Glenorchy, a settlement to the north west of Queenstown on the shores of Lake Wakatipu, experienced a 40.5% median increase from 2013 to 2014, with affluent Queenstown peninsular suburb Kelvin Heights growing 31% in twelve months.
Queenstown central also saw significant increases in its median sale price from $450,000 in 2013 to $533,000 in 2014, an 18.4% increase. Fringe suburb Fernhill increased from $450,000 to $465,000 in 2014 and new development areas Lake Hayes and Jacks Point rose just over 2% in the past twelve months.
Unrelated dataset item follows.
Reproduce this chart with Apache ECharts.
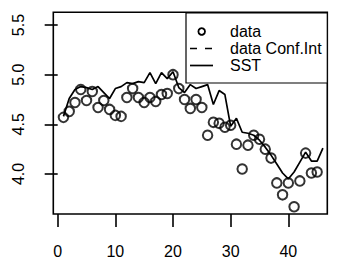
<!DOCTYPE html>
<html><head><meta charset="utf-8">
<script src="https://cdn.jsdelivr.net/npm/echarts@6/dist/echarts.min.js"></script>
<style>html,body{margin:0;padding:0;background:#fff}#c{width:338px;height:262px}</style>
</head><body><div id="c"></div>
<script>
const dataX = [1,2,3,4,5,6,7,8,9,10,11,12,13,14,15,16,17,18,19,20,21,22,23,24,25,26,27,28,29,30,31,32,33,34,35,36,37,38,39,40,41,42,43,44,45];
const dataValues = [4.57,4.63,4.72,4.85,4.74,4.83,4.67,4.74,4.65,4.59,4.58,4.77,4.86,4.77,4.72,4.77,4.73,4.80,4.81,5.00,4.86,4.75,4.66,4.75,4.67,4.39,4.52,4.51,4.47,4.49,4.30,4.05,4.29,4.39,4.35,4.25,4.16,3.91,3.79,3.91,3.67,3.93,4.21,4.01,4.02];
const sstX = [1,2,3,4,5,6,7,8,9,10,11,12,13,14,15,16,17,18,19,20,21,22,23,24,25,26,27,28,29,30,31,32,33,34,35,36,37,38,39,40,41,42,43,44,45,46];
const sstValues = [4.58,4.76,4.85,4.88,4.87,4.85,4.88,4.82,4.76,4.86,4.88,4.92,4.91,4.93,4.92,5.02,4.91,5.02,4.96,5.03,4.87,4.82,4.90,4.86,4.88,4.90,4.70,4.84,4.80,4.48,4.56,4.42,4.41,4.39,4.34,4.27,4.19,4.10,4.01,3.95,4.02,4.12,4.22,4.13,4.13,4.26];
const confValues = [];
const xTicks = [0,10,20,30,40];
const yTicks = [4.0,4.5,5.0,5.5];
const legendLabels = ['data','data Conf.Int','SST'];

const FONT = '"Liberation Sans", Arial, Helvetica, sans-serif';
const chart = echarts.init(document.getElementById('c'), null, {renderer:'svg'});
const pts = dataX.map((x,i)=>[x,dataValues[i]]);
const sst = sstX.map((x,i)=>[x,sstValues[i]]);
const legendTop = 13, rowH = 17;
chart.setOption({
  animation:false,
  backgroundColor:'#fff',
  grid:{left:53.3,right:10.7,top:12.3,bottom:48,show:true,borderColor:'#000',borderWidth:1.6,backgroundColor:'transparent'},
  xAxis:{type:'value',min:-0.76,max:46.76,
    axisLine:{show:false},splitLine:{show:false},
    axisTick:{show:true,customValues:xTicks,length:13,lineStyle:{color:'#000',width:1.6}},
    axisLabel:{customValues:xTicks,fontSize:16,fontFamily:FONT,color:'#000',margin:29,formatter:v=>String(v)}},
  yAxis:{type:'value',min:3.597,max:5.628,
    axisLine:{show:false},splitLine:{show:false},
    axisTick:{show:true,customValues:yTicks,length:13,lineStyle:{color:'#000',width:1.6}},
    axisLabel:{customValues:yTicks,fontSize:16,fontFamily:FONT,color:'#000',margin:27,rotate:90,formatter:v=>v.toFixed(1)}},
  series:[
    {name:legendLabels[0],type:'scatter',data:pts,symbol:'circle',symbolSize:9.5,
     itemStyle:{color:'rgba(0,0,0,0)',borderColor:'#000',borderWidth:2},z:3},
    {name:legendLabels[1],type:'line',data:confValues,showSymbol:false,lineStyle:{color:'#000',width:1.7,type:'dashed'}},
    {name:legendLabels[2],type:'line',data:sst,showSymbol:false,lineStyle:{color:'#000',width:1.7},z:4}
  ],
  graphic:[
    {type:'rect',shape:{x:186,y:legendTop,width:141.3,height:70},style:{fill:'#fff',stroke:'#000',lineWidth:1.2},z:10},
    {type:'circle',shape:{cx:201.7,cy:legendTop+18.5,r:3.3},style:{fill:'none',stroke:'#000',lineWidth:1.8},z:11},
    {type:'line',shape:{x1:190,y1:legendTop+18.5+rowH,x2:213,y2:legendTop+18.5+rowH},style:{stroke:'#000',lineWidth:1.7,lineDash:[7,8]},z:11},
    {type:'line',shape:{x1:190,y1:legendTop+18.5+2*rowH,x2:213,y2:legendTop+18.5+2*rowH},style:{stroke:'#000',lineWidth:1.7},z:11},
    {type:'text',x:230,y:legendTop+18.5,style:{text:legendLabels[0],font:'16px '+FONT,fill:'#000',verticalAlign:'middle'},z:11},
    {type:'text',x:230,y:legendTop+18.5+rowH,style:{text:legendLabels[1],font:'16px '+FONT,fill:'#000',verticalAlign:'middle'},z:11},
    {type:'text',x:230,y:legendTop+18.5+2*rowH,style:{text:legendLabels[2],font:'16px '+FONT,fill:'#000',verticalAlign:'middle'},z:11}
  ]
});
</script></body></html>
Unsurprisingly the housing shortage has resulted in a significant lift in section sales with purchasers looking to secure sites for new homes. The sales are occurring across all value bands. Agency reports advise of a noticeable lift in section sales within the exclusive Jacks Point development where 40 sections have sold since August last year, with the majority of buyers coming from Queenstown and neighbouring regions. Entry level sections are available from $200,000 to $340,000 for between 500m² and nearly 2000m² sites, with room for only 1,300 homes when the development is completed.
Among a number of new residential developments in the Queenstown area, Bridesdale Farm in its initial release weekend, had 60 of its total 147 sections sold pre title, with titles expected in 14 months time. Bridesdale Farm is designed to have a proportion of affordable homes as outlined in the governments Housing Accord. With strict design guidelines, purchasers can choose from nine different architecturally designed plans for the sites, each site is allocated a garden plot in the Bridesdale Farm Garden area. All sites are approximately 500m², and will be on freehold titles with no body corporate fees. Shotover Country is another affordable new residential development neighbouring Bridesdale Farm. This was sold directly by the developer with no design guidelines and most purchasers being first home buyers. Sections in Shotover Country start from 500m² fetching above $200,000 and when completed the development will house 700-900 dwellings.